Por: Fernando de Navascués | Fuente: www.somosrc.mx
Durante algún tiempo trabajé en la oficina de comunicación de la diócesis de Madrid. Allí tuve la oportunidad de acompañar en dos ocasiones al entonces Arzobispo Antonio María Rouco en unas visitas pastorales a la cárcel. La primera, en la antigua prisión de Carabanchel y después, en Soto del Real. Nuestro guía era el sacerdote jesuita Jaime Garralda, responsable de pastoral penitenciaria de la diócesis. Se trata de una de esas personas que no dejan indiferente a nadie, porque estar un rato con él es tener una de esas experiencias que nunca se olvidan. Una experiencia de quien está todo el día en contacto con Dios, porque Dios está siempre con el más necesitado, con el más pobre de los pobres, en aquel caso, con los presos.
Me viene a la cabeza este comentario porque este domingo 6 de noviembre se ha celebrado en Roma, en el marco del año de la misericordia, el jubileo de los presos. Allí se reunieron más de 4.000 personas, entre presos, familiares, policías, funcionarios de prisiones y, por supuesto, capellanes y católicos comprometidos con el apoyo a los presos en los centros penitenciarios.
Cristo, que es modelo para todo hombre, también en su pasión saboreó el dolor del desprecio y el abandono de la cárcel, la burla e incluso la tortura. Y, todo hay que decirlo, en ese mundo, la Iglesia también acompaña a esos hombres y mujeres que sufren.
Pobres entre los pobres
Los presos son el colectivo más despreciado de la sociedad. Sobre ellos cae una losa infinitamente pesada, y en ocasiones injusta, que supone ser apartado de la sociedad. Soportan un juicio civil y humano sobre unos hechos que Dios, el único que conoce lo que hay en el corazón del hombre, quién sabe si aceptaría o no el veredicto. Por eso, en el año de la Misericordia, los presos son los que más necesitan este gesto de cercanía. Muchos llegan a la prisión ya arrepentidos, otros como corderos llevados al matadero se echan a perder aún más de lo que ya estaban por culpa del ambiente y los compañeros.
En medio de ese mundo oscuro y desconocido, del que todos volteamos el rostro para no querer saber nada, trabajan apostólicamente un inmenso batallón de sacerdotes, religiosas y religiosos, además de seglares comprometidos con su redención humana y espiritual. Vale la pena recordar que no es algo nuevo en la Iglesia. Por poner un ejemplo, ya en el siglo XII san Pedro Nolasco fundaba la orden de los Mercedarios dedicada a la redención de cautivos, y todavía hoy siguen prestando un servicio impagable.

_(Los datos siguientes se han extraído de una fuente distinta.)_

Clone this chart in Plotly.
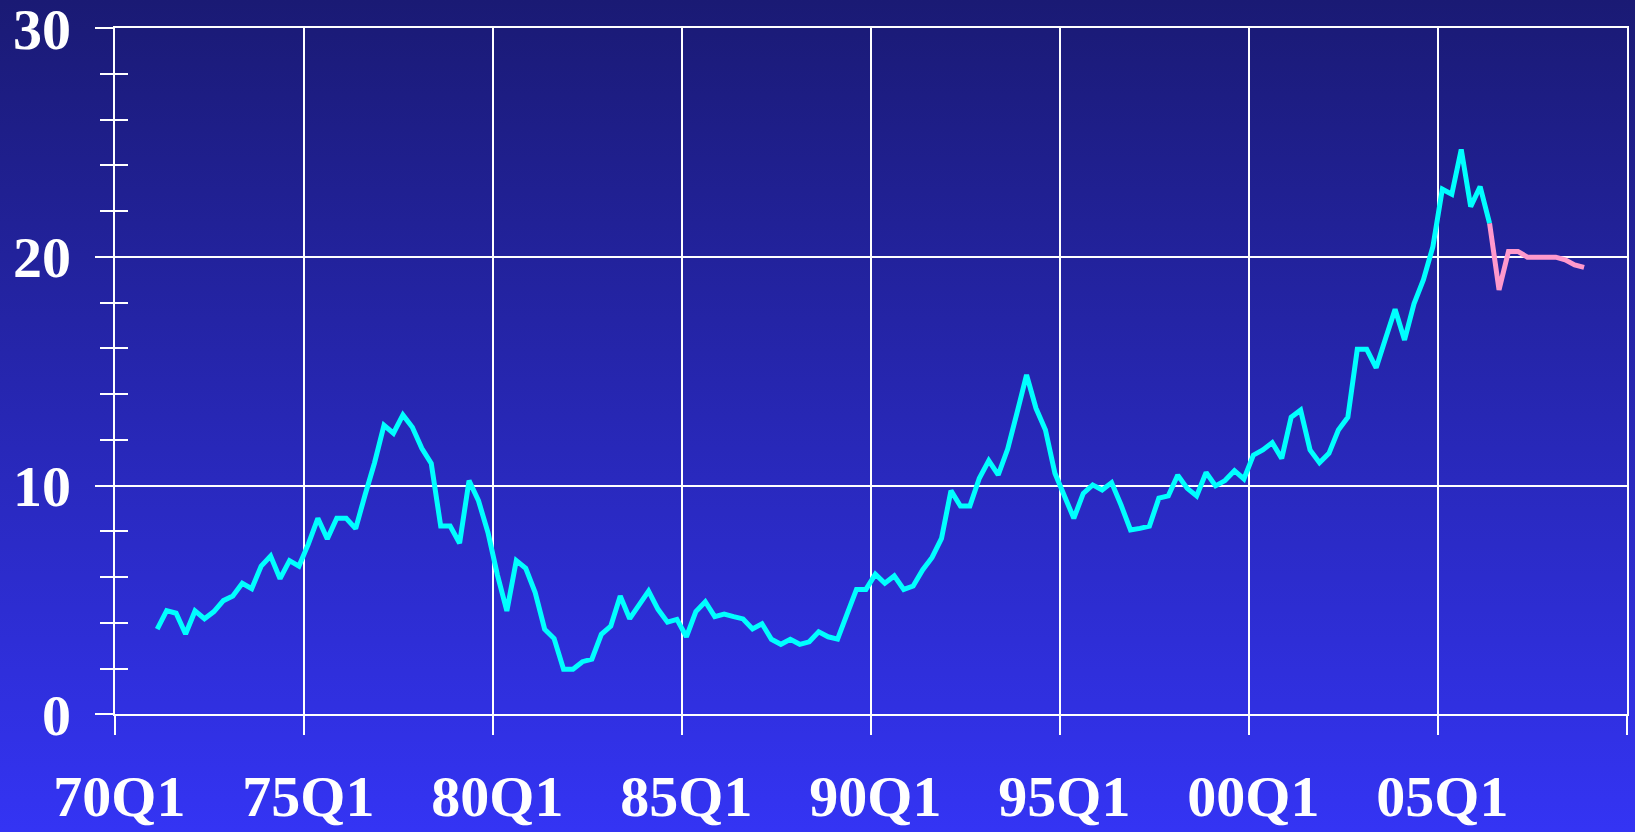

En México, sin ir más lejos, tenemos el conocido caso del P. Trampitas y el de tantos otros que, como él, son un faro de esperanza en un mundo de tanto dolor.
El corazón del hombre
El Papa explicaba a los presos que “no existe lugar en nuestro corazón que no pueda ser alcanzado por el amor de Dios”, y que ellos también están llamados a “dar fruto, no obstante el mal que hemos cometido”. Y aclara: “Una cosa es lo que merecemos por el mal que hicimos, y otra cosa distinta es el ‘respiro’ de la esperanza, que no puede ser sofocado por nada ni nadie”.Es más, el Papa reclama para los presos el perdón, entre otras cosas, porque “ante Dios nadie puede considerarse justo”, pero lo que sí es claro es que “nadie puede vivir sin la certeza de encontrar el perdón”, como el que obtuvo el ladrón arrepentido, crucificado junto a Jesús y que en ese momento alcanzó el paraíso.
La historia está por escribirse
Por la esperanza y por la necesidad del perdón, también el Papa dice algo que es fundamental para los presos: “La historia que inicia hoy, y que mira al futuro, está todavía sin escribir, con la gracia de Dios y con vuestra responsabilidad personal”. Cambiar es posible, porque nadie debe quedar encerrado “en el pasado”.
Pero de las palabras del Papa, me quedó una idea que me parece fundamental: la de “cierta hipocresía” que lleva a ver que el único camino para quien cometió un delito es la cárcel, sin pensar en la posibilidad de ayudar a cambiar de vida, sin la posibilidad de encontrar una regeneración para su vida. Se trata, una vez más, en palabras de este Papa, de la cultura del descarte: aquello que me perturba lo elimino: un anciano, un bebé por nacer o, como en este caso, un preso.
Siguen faltando miles y miles de operarios para ir a trabajar a las cárceles, pero en esa realidad, la Iglesia trabaja por generar esperanza y dignidad. Las cárceles y sus presos son una oportunidad para que el cristiano pueda dar lo mejor de sí mismo y vivir esa obra de misericordia de “visitar a los presos”, y de la cual también algún día se nos pedirán cuentas.